BRIEF: Search the listing for the string "this" and copy every line that contains it.

ENTRIES SUPPLIED:
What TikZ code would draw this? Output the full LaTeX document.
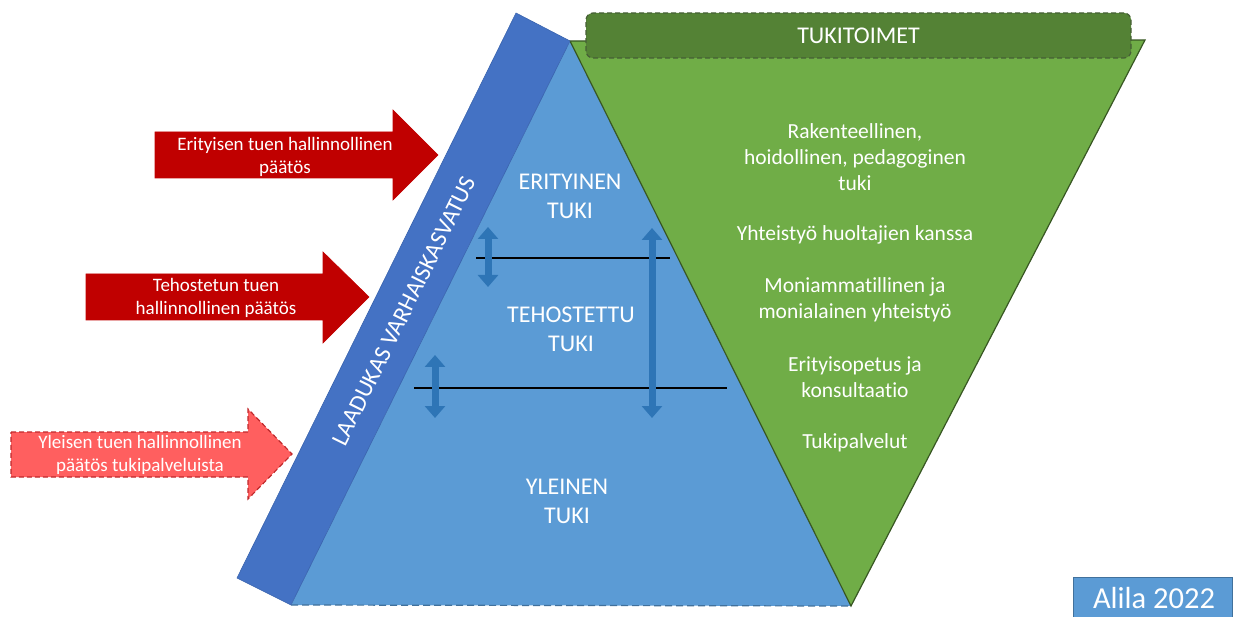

* * *

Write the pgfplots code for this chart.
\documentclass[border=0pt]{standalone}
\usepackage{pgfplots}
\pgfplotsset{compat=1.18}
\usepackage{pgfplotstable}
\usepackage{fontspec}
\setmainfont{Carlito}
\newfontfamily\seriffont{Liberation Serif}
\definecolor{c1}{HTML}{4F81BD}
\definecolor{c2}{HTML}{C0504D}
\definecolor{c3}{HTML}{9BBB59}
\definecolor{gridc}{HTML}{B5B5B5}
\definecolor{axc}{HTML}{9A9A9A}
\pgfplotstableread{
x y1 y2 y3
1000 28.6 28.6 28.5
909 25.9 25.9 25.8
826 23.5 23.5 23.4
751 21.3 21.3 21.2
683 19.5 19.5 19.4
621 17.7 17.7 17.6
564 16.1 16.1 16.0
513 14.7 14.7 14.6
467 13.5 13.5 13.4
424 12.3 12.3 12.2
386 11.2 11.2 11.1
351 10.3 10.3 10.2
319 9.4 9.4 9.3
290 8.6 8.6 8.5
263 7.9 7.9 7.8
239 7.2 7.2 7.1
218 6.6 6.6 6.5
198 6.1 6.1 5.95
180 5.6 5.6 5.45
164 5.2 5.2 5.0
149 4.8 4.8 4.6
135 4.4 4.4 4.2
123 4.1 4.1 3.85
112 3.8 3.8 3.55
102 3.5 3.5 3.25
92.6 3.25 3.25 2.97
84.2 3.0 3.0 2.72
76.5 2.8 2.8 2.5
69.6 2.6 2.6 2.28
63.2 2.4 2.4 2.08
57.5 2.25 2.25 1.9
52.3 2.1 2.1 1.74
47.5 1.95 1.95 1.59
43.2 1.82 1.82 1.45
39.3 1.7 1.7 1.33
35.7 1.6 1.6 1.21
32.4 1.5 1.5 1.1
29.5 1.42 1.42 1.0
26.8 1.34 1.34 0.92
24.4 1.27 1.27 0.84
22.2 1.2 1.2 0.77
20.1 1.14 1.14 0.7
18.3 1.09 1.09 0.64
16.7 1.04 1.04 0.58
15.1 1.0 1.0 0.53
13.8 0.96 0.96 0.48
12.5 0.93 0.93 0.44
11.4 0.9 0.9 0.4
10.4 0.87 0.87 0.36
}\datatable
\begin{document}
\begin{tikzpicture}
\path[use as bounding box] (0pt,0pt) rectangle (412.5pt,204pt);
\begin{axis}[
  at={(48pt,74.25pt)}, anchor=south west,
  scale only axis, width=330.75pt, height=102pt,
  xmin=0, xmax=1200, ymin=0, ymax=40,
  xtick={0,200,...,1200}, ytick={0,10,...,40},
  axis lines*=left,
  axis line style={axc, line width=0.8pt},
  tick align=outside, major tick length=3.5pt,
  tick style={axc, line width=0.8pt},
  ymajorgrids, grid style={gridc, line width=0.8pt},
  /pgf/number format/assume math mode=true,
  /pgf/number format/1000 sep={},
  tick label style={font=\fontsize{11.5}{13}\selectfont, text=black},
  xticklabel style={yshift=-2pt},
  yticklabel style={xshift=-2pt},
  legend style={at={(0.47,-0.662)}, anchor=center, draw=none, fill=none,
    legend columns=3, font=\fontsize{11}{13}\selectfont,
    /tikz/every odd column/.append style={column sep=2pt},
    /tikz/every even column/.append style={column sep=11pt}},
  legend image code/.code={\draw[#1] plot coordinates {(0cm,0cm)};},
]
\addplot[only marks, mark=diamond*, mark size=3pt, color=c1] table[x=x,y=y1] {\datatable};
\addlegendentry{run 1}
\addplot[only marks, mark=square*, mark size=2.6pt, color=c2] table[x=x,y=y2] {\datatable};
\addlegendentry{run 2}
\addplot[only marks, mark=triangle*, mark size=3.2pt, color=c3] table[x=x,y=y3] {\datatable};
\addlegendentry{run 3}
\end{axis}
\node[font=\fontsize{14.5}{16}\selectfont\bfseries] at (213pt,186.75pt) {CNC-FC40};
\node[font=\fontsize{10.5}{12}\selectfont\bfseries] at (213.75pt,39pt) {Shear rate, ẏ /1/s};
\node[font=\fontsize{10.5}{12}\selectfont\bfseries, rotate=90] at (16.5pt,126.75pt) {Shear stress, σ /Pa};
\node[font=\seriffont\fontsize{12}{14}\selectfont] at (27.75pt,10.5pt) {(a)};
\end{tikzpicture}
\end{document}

---

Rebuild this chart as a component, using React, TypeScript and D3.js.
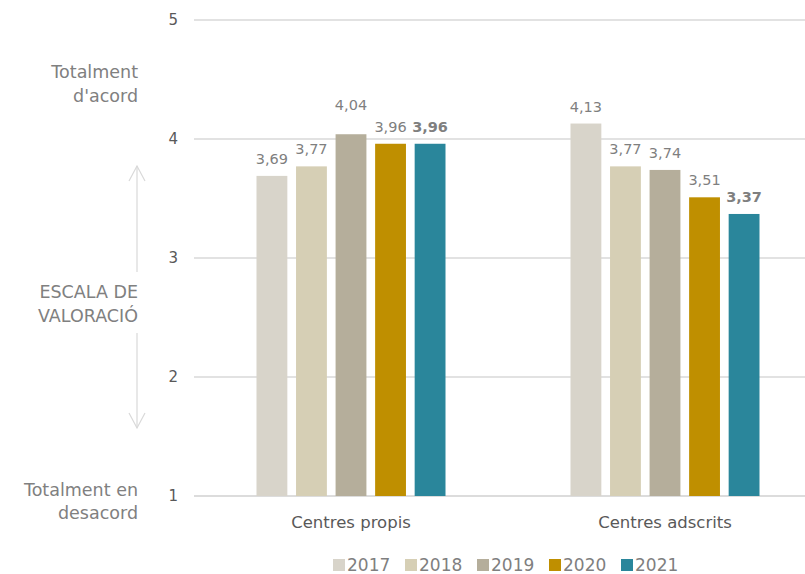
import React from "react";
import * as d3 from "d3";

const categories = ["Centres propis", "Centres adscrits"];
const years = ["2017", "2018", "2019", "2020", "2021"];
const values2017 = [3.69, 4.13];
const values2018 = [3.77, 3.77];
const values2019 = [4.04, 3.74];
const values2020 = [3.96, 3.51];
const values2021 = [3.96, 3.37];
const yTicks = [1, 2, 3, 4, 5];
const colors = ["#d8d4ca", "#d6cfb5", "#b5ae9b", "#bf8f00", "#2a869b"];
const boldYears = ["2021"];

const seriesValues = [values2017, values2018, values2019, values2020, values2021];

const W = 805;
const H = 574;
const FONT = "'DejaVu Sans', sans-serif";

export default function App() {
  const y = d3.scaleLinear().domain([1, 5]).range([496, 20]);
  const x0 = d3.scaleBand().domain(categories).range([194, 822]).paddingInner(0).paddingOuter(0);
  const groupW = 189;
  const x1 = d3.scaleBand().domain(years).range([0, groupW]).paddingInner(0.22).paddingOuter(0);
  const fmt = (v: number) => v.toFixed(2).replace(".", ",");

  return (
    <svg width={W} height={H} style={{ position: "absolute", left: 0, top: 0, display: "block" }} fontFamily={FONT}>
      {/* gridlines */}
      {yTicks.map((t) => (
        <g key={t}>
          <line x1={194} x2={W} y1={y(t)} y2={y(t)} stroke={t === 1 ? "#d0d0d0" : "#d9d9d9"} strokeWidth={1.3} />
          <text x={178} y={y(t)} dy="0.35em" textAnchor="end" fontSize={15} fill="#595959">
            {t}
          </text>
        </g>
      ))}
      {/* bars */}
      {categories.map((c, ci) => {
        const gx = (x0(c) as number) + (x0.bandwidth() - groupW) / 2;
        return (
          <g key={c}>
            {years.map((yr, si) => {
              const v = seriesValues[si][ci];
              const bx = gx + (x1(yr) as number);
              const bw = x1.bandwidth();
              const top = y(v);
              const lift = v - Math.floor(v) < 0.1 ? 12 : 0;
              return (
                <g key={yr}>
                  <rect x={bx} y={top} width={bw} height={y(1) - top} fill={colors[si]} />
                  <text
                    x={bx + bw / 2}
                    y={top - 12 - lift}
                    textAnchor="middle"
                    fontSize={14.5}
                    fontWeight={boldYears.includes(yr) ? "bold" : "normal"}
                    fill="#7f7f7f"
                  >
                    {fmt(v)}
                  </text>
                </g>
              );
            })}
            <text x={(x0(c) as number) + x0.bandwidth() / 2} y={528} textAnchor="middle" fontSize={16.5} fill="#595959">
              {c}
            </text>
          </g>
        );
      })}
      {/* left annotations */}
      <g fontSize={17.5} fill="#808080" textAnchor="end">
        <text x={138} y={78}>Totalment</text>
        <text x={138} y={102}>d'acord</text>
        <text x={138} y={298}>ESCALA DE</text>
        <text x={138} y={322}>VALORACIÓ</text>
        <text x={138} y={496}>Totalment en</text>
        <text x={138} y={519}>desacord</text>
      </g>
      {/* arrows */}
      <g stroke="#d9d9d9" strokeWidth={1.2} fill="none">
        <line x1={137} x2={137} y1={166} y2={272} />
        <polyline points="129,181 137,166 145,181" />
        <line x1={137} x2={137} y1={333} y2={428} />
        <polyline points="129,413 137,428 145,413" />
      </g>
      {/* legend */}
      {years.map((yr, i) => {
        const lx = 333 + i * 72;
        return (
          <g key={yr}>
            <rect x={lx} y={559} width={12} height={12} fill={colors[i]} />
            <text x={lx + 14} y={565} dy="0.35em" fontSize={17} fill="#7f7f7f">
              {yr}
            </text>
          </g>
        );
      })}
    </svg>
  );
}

RESULT:
What TikZ code would draw this? Output the full LaTeX document.
Write the pgfplots code for this chart.
Rebuild this chart as a component, using React, TypeScript and D3.js.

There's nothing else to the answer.